Nochmals um Größenordnungen höhere Beschichtungsraten lassen sich mit der Bedampfungstechnik erreichen, bei der etwa ein Elektronenstrahl das Material erhitzt. Einstweilen schwankt die Schichtdicke bei großen Flächen um etwa fünf Prozent – zu stark, insbesondere wenn es auf optische Eigenschaften ankommt. Für Korrosions- und Abrasionsschutz mit Schichtdicken von Mikrometern (tausendstel Millimetern) für extrem billig zu produzierende Verpackungsmittel hat die Hochrate-Verdampfung aber einen wachsenden Markt.

Hohe Bedampfungsraten minderten zudem bislang meist die Gebrauchseigenschaften des Produkts, weil die Schichten häufig porös und locker sind und eine unerwünschte Stengelstruktur aufweisen. Plasmaaktivierung vermag das Ergebnis wesentlich zu verbessern. Wohl ist diese Möglichkeit seit Jahrzehnten bekannt und wird auch vielfältig industriell genutzt, jedoch nicht bei großen Flächen und hohen Raten. Es liegt nahe, die Magnetronentladung dafür zu nutzen; man spricht von magnetron activated deposition (MAD). Nach ersten Erfahrungen mit Aluminiumschichten, sollen damit nun in reaktiver Prozeßführung auf Kunststoff-Folien Barriereschichten aus Aluminiumoxid hergestellt werden; dabei verdampft man Aluminium und führt Sauerstoff zu, so daß sich das Oxid abscheidet.

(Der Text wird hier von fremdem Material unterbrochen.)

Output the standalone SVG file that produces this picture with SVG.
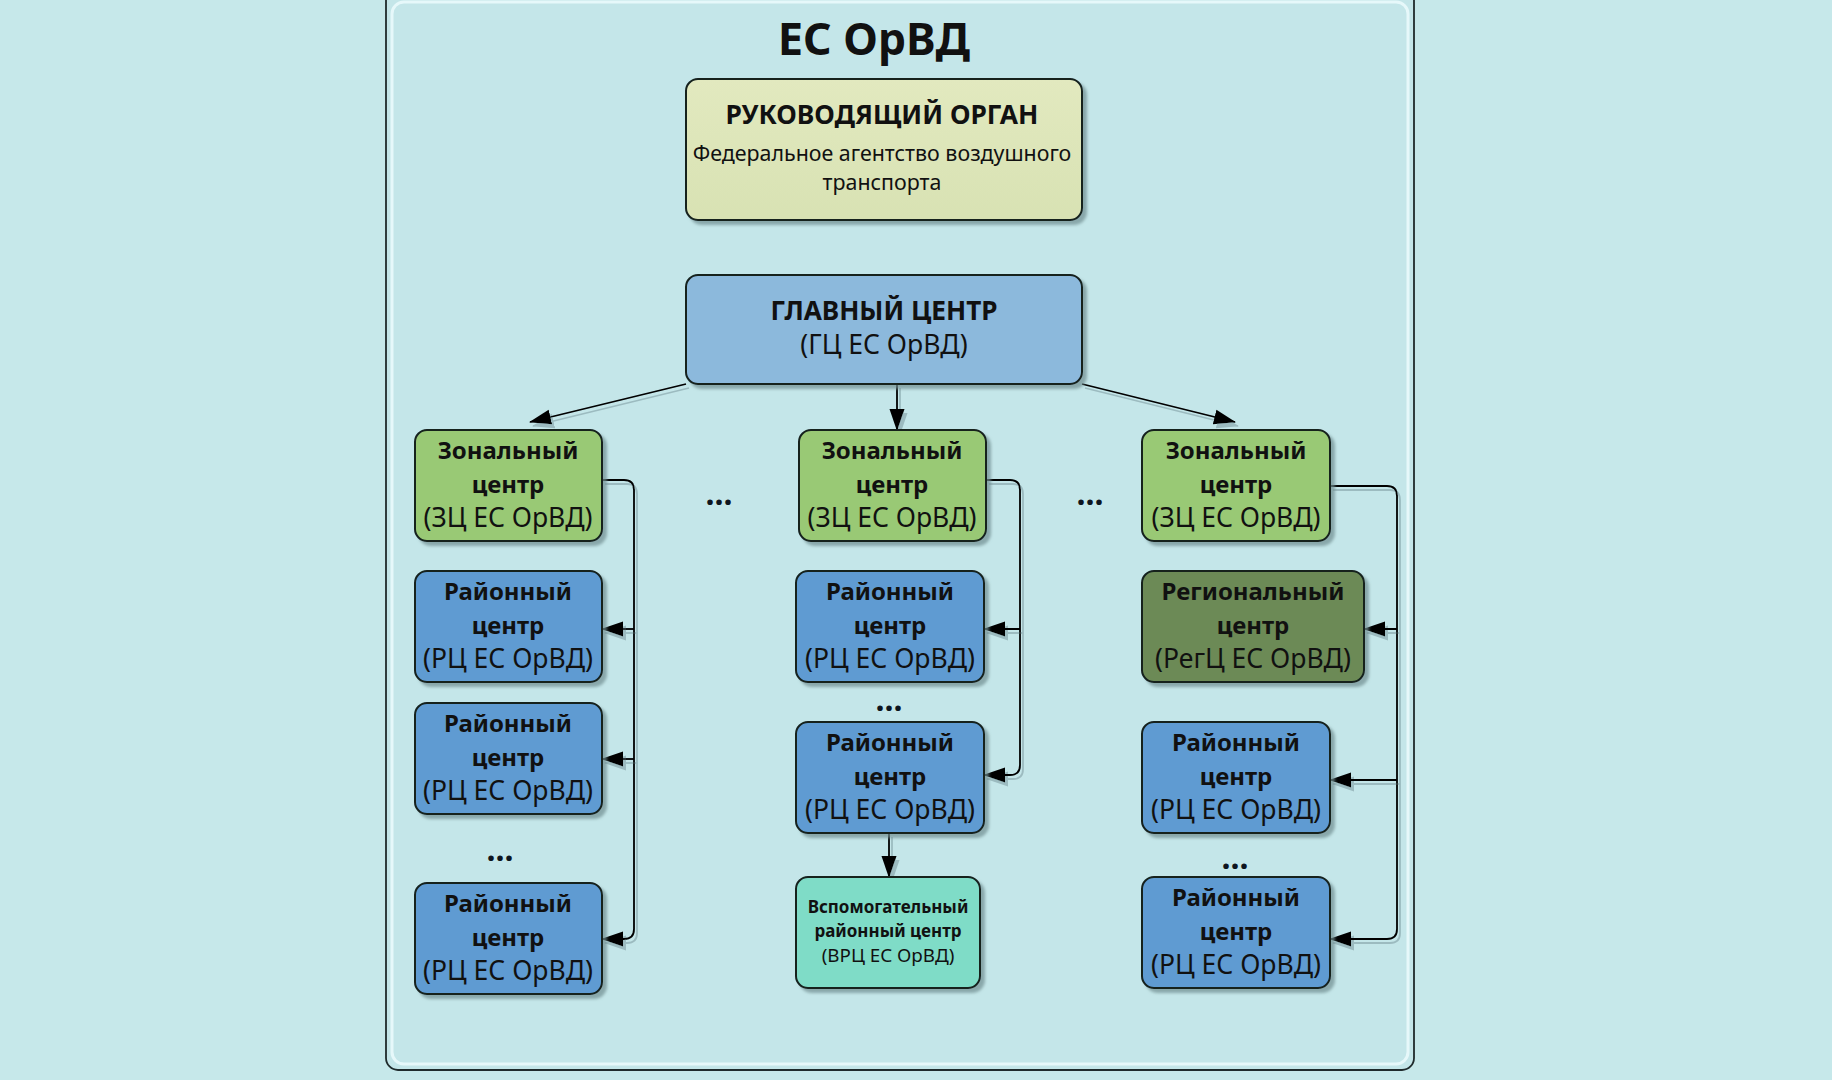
<svg xmlns="http://www.w3.org/2000/svg" width="1832" height="1080" viewBox="0 0 1832 1080">
<defs>
<filter id="sh" x="-10%" y="-10%" width="130%" height="130%">
<feDropShadow dx="4" dy="4" stdDeviation="1.5" flood-color="#6f8d90" flood-opacity="0.7"/>
</filter>
<filter id="lsh" x="-5%" y="-5%" width="110%" height="110%">
<feDropShadow dx="3" dy="4" stdDeviation="0.6" flood-color="#8aa9ae" flood-opacity="0.7"/>
</filter>
<marker id="arr" markerUnits="userSpaceOnUse" markerWidth="22" markerHeight="18" viewBox="0 0 22 18" refX="21" refY="9" orient="auto">
<path d="M0,1.5 L22,9 L0,16.5 Z" fill="#000" stroke="none"/>
</marker>
<linearGradient id="gTop" x1="0" y1="0" x2="0" y2="1"><stop offset="0" stop-color="#e2e9bf"/><stop offset="1" stop-color="#d8e2b3"/></linearGradient>
</defs>
<style>
.box{stroke:#15201f;stroke-width:2}
.t{font-family:"Noto Sans","Open Sans","DejaVu Sans",sans-serif;text-anchor:middle;fill:#111}
.b{font-weight:bold}
.n{font-size:24px}
.r{font-size:26.5px}
.c{fill:none;stroke:#000;stroke-width:1.8}
.dots{font-family:"Noto Sans","DejaVu Sans",sans-serif;font-weight:bold;font-size:32px;text-anchor:middle;fill:#0d1520}
</style>
<rect x="0" y="0" width="1832" height="1080" fill="#c6e8ea"/>
<g id="frame">
<rect x="386" y="-12" width="1028" height="1082" rx="12" fill="#c4e6e9" stroke="#1f2b2c" stroke-width="1.8"/>
<rect x="392" y="2" width="1016" height="1062" rx="12" fill="none" stroke="#e6f8fa" stroke-width="3"/>
</g>
<text id="title" class="t b" x="874" y="55" font-size="44.5">ЕС ОрВД</text>

<g id="connectors" class="c" filter="url(#lsh)">
<path class="c" d="M686,384 L530,422" marker-end="url(#arr)"/>
<path class="c" d="M897,384 V430" marker-end="url(#arr)"/>
<path class="c" d="M1082,384 L1235,422" marker-end="url(#arr)"/>
<path class="c" d="M602,480 H624 Q634,480 634,490 V929 Q634,939 624,939 H602" marker-end="url(#arr)"/>
<path class="c" d="M634,629 H602" marker-end="url(#arr)"/>
<path class="c" d="M634,759 H602" marker-end="url(#arr)"/>
<path class="c" d="M986,480 H1010 Q1020,480 1020,490 V765 Q1020,775 1010,775 H984" marker-end="url(#arr)"/>
<path class="c" d="M1020,629 H984" marker-end="url(#arr)"/>
<path class="c" d="M1330,486 H1387 Q1397,486 1397,496 V929 Q1397,939 1387,939 H1330" marker-end="url(#arr)"/>
<path class="c" d="M1397,629 H1364" marker-end="url(#arr)"/>
<path class="c" d="M1397,780 H1330" marker-end="url(#arr)"/>
<path class="c" d="M889,833 V877" marker-end="url(#arr)"/>
</g>

<g id="rukovod">
<rect class="box" x="686" y="79" width="396" height="141" rx="12" fill="url(#gTop)" filter="url(#sh)"/>
<text class="t b" x="882" y="124" font-size="26.4">РУКОВОДЯЩИЙ ОРГАН</text>
<text class="t" x="882" y="161" font-size="21.4">Федеральное агентство воздушного</text>
<text class="t" x="882" y="190" font-size="21.4">транспорта</text>
</g>

<g id="glavny">
<rect class="box" x="686" y="275" width="396" height="109" rx="12" fill="#8cb9dc" filter="url(#sh)"/>
<text class="t b" x="884" y="320" font-size="26.2">ГЛАВНЫЙ ЦЕНТР</text>
<text class="t" x="884" y="354" font-size="26.5">(ГЦ ЕС ОрВД)</text>
</g>

<g id="zc1">
<rect class="box" x="415" y="430" width="187" height="111" rx="12" fill="#99c975" filter="url(#sh)"/>
<text class="t b n" x="508" y="459">Зональный</text>
<text class="t b n" x="508" y="493">центр</text>
<text class="t r" x="508" y="527">(ЗЦ ЕС ОрВД)</text>
</g>
<g id="zc2">
<rect class="box" x="799" y="430" width="187" height="111" rx="12" fill="#99c975" filter="url(#sh)"/>
<text class="t b n" x="892" y="459">Зональный</text>
<text class="t b n" x="892" y="493">центр</text>
<text class="t r" x="892" y="527">(ЗЦ ЕС ОрВД)</text>
</g>
<g id="zc3">
<rect class="box" x="1142" y="430" width="188" height="111" rx="12" fill="#99c975" filter="url(#sh)"/>
<text class="t b n" x="1236" y="459">Зональный</text>
<text class="t b n" x="1236" y="493">центр</text>
<text class="t r" x="1236" y="527">(ЗЦ ЕС ОрВД)</text>
</g>

<g id="rc1">
<rect class="box" x="415" y="571" width="187" height="111" rx="12" fill="#5e9bd2" filter="url(#sh)"/>
<text class="t b n" x="508" y="600">Районный</text>
<text class="t b n" x="508" y="634">центр</text>
<text class="t r" x="508" y="668">(РЦ ЕС ОрВД)</text>
</g>
<g id="rc2">
<rect class="box" x="415" y="703" width="187" height="111" rx="12" fill="#5e9bd2" filter="url(#sh)"/>
<text class="t b n" x="508" y="732">Районный</text>
<text class="t b n" x="508" y="766">центр</text>
<text class="t r" x="508" y="800">(РЦ ЕС ОрВД)</text>
</g>
<g id="rc3">
<rect class="box" x="415" y="883" width="187" height="111" rx="12" fill="#5e9bd2" filter="url(#sh)"/>
<text class="t b n" x="508" y="912">Районный</text>
<text class="t b n" x="508" y="946">центр</text>
<text class="t r" x="508" y="980">(РЦ ЕС ОрВД)</text>
</g>

<g id="rc4">
<rect class="box" x="796" y="571" width="188" height="111" rx="12" fill="#5e9bd2" filter="url(#sh)"/>
<text class="t b n" x="890" y="600">Районный</text>
<text class="t b n" x="890" y="634">центр</text>
<text class="t r" x="890" y="668">(РЦ ЕС ОрВД)</text>
</g>
<g id="rc5">
<rect class="box" x="796" y="722" width="188" height="111" rx="12" fill="#5e9bd2" filter="url(#sh)"/>
<text class="t b n" x="890" y="751">Районный</text>
<text class="t b n" x="890" y="785">центр</text>
<text class="t r" x="890" y="819">(РЦ ЕС ОрВД)</text>
</g>
<g id="vrc">
<rect class="box" x="796" y="877" width="184" height="111" rx="12" fill="#7fdcc7" filter="url(#sh)"/>
<text class="t b" x="888" y="913" font-size="17">Вспомогательный</text>
<text class="t b" x="888" y="937" font-size="17">районный центр</text>
<text class="t" x="888" y="962" font-size="18.8">(ВРЦ ЕС ОрВД)</text>
</g>

<g id="regc">
<rect class="box" x="1142" y="571" width="222" height="111" rx="12" fill="#6c8a57" filter="url(#sh)"/>
<text class="t b n" x="1253" y="600">Региональный</text>
<text class="t b n" x="1253" y="634">центр</text>
<text class="t r" x="1253" y="668">(РегЦ ЕС ОрВД)</text>
</g>
<g id="rc6">
<rect class="box" x="1142" y="722" width="188" height="111" rx="12" fill="#5e9bd2" filter="url(#sh)"/>
<text class="t b n" x="1236" y="751">Районный</text>
<text class="t b n" x="1236" y="785">центр</text>
<text class="t r" x="1236" y="819">(РЦ ЕС ОрВД)</text>
</g>
<g id="rc7">
<rect class="box" x="1142" y="877" width="188" height="111" rx="12" fill="#5e9bd2" filter="url(#sh)"/>
<text class="t b n" x="1236" y="906">Районный</text>
<text class="t b n" x="1236" y="940">центр</text>
<text class="t r" x="1236" y="974">(РЦ ЕС ОрВД)</text>
</g>

<g id="ellipses">
<text class="dots" x="719" y="505">...</text>
<text class="dots" x="1090" y="505">...</text>
<text class="dots" x="500" y="861">...</text>
<text class="dots" x="889" y="711">...</text>
<text class="dots" x="1235" y="869">...</text>
</g>
</svg>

Noch höhere Plasmadichten als mit dem Magnetron lassen sich mittels sogenannter Hohlkathoden erreichen (hollow cathode activated deposition, HAD). Eine weitere Steigerung ermöglicht schließlich die Kombination der Hochrate-Elektronenstrahlverdampfung mit der Bogenentladung (spotless activated deposition, SAD). Dieser Prozeß eignet sich zum großflächigen Beschichten von Metallbändern.

Die Ergebnisse unserer Forschung sind mithin vielversprechend. Das plasmaaktivierte Hochrate-Bedampfen großer Flächen wird in wenigen Jahren industriell anwendbar sein.